The system is ready to be raised to the next level once the system is supported on the ram and the ram support brackets. A typical work cycle can be seen in Figure 8.3.
Through a central console, the entire form is raised by the hydraulic rams to the next elevation. Individual ram controls used to do the fine grading, levels the entire platform, adjusting the
plumbness of the core. The necessary cleaning and oiling of the interior form is done at this time.
Once the forms and ties have been inspected and oiled, the forms are ready for concrete. Minimum concrete strength must be attained, usually through cylinder strength tests, before the forms can be raised.
Once the concrete in the second lift has attained sufficient strength, the taper ties and other embedded items are removed. The outside forms are then rolled back on the mounted trolleys.
The interior forms, which are attached to the top grid beam, allow for small movement and are released at this time.
The form support bracket at the bottom is also released at this time, leaving the system supported on the rams and the ram support brackets.
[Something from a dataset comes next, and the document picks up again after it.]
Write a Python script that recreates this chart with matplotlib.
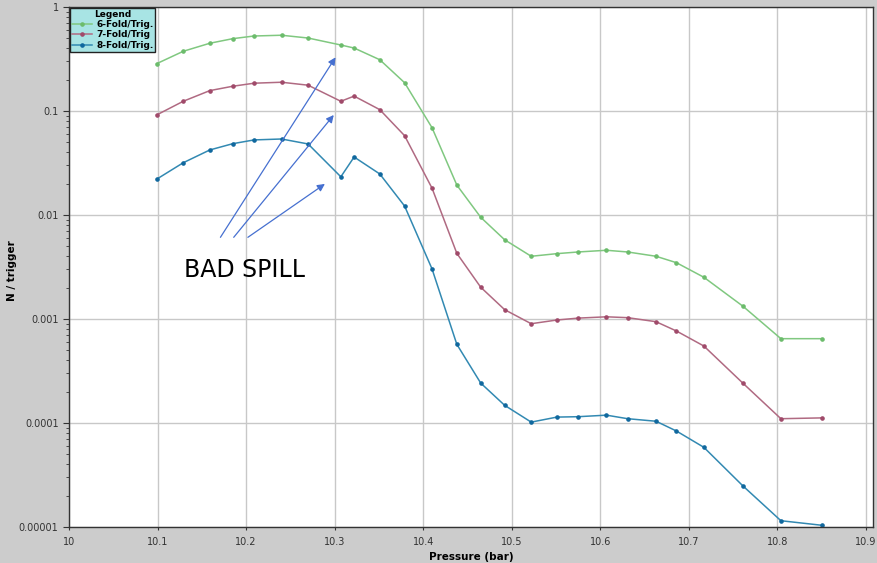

Before the second lift can begin, the necessary anchors must be in place and the first lift must be of sufficient strength. Tower cranes are used to assemble and place the form system on the starter wall.
Form and Ram Placement
The inner form and raising rams are attached to the anchors when the first lift has gained sufficient strength. Once the inner form is in place, the outside form is rolled back on the trolley system, permitting the cleaning and oiling of forms, installation of form liners, steel reinforcement, embedments, and box-outs. The outside forms are then rolled into position, allowing the installation of taper ties.
The self-raising forms can be initially placed on the foundation mat, but the process works better when a starter wall that takes the
shape of the wall foot print has initially been cast. The starter wall should be about 6 ft (1.83 m) tall and have all the necessary anchorage in place, ready to support the forms and rams for the next level of casting.